I did some research, after seeing an amazing presenter named Garr Reynolds do a presentation for 5,000 people.  Every person I could see was enthralled with what he was saying.  He went through at least 150 slides in 45 minutes, but it felt like 20 minutes and 0 slides.  I could hear people comment on "this being the best presentation ever."

The next speaker was a senior vice president from a top tier consulting and research firm (who I will not name) that speaks with great authority on IT related topics.  His presentation was probably no more than 20 slides in 45 minutes, but it felt like hours and a million slides.  Putting this guy and his content on after Mr. Reynolds might have been  the worst marketing decision ever but it did help me.

I used to be the IT industry guy... My presentation looked just like his... I struggled to put together 20 slides.  I put people to sleep.  I thought I was doing pretty good until that fateful day.  Now I realize that charts and graphs are not the answer.  Okay... Now to get back on topic.

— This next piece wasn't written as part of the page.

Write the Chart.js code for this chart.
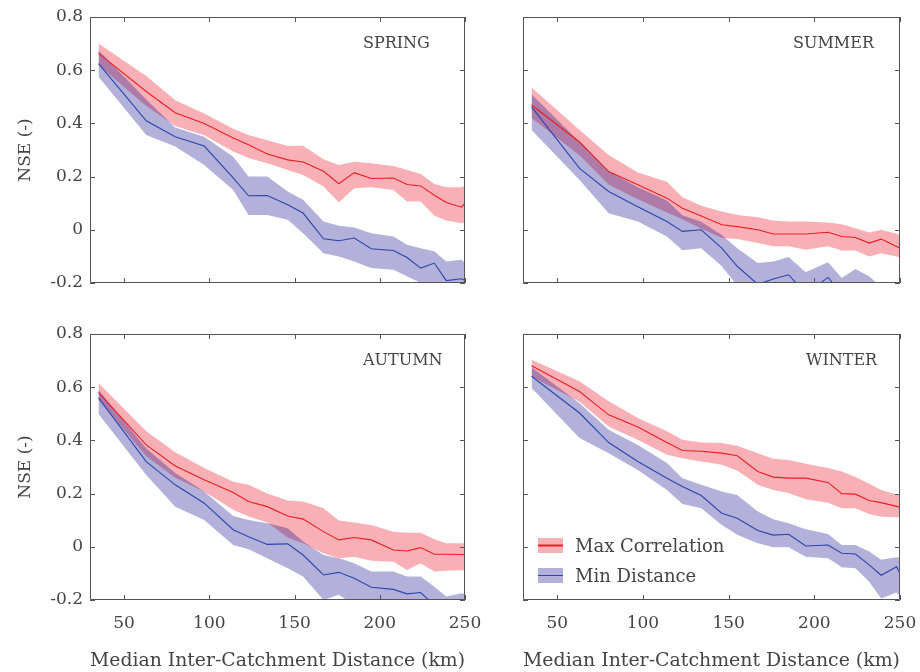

I build my slides mostly as visual reminders of what I wanted to say.  Whenever possible the picture is comical and ties in to the theme.  This serves two purposes.  One, if I can't remember exactly what I want to say, at least there is a funny picture I can reference.  Two, people learn so much better when they are in a good mood.  The slides have very few, if any, words on them.  This means I can't possibly be reading from my slide.  Reading a slide is just as bad, or worse than putting in tons of charts and graphs.

The last thing I try to do is convey all the stuff I want my audience to remember in the first 15 minutes.  I use the last few minutes just to recap or say much less important stuff.  If I must go over 30 minutes, I really try to liven up the end with more humor than content.

All of this is done for one reason.  People buy from people they like.  If you can make them laugh, give them valuable information, keep it relevant and keep it quick, they will like you.  If you can't keep trying, eventually you can get it.  My speaker ratings went from 1 or 2 out of 5, all the way to 4 or 5 out of 5 consistently.  I am no longer the dreaded "eye-chart" guy.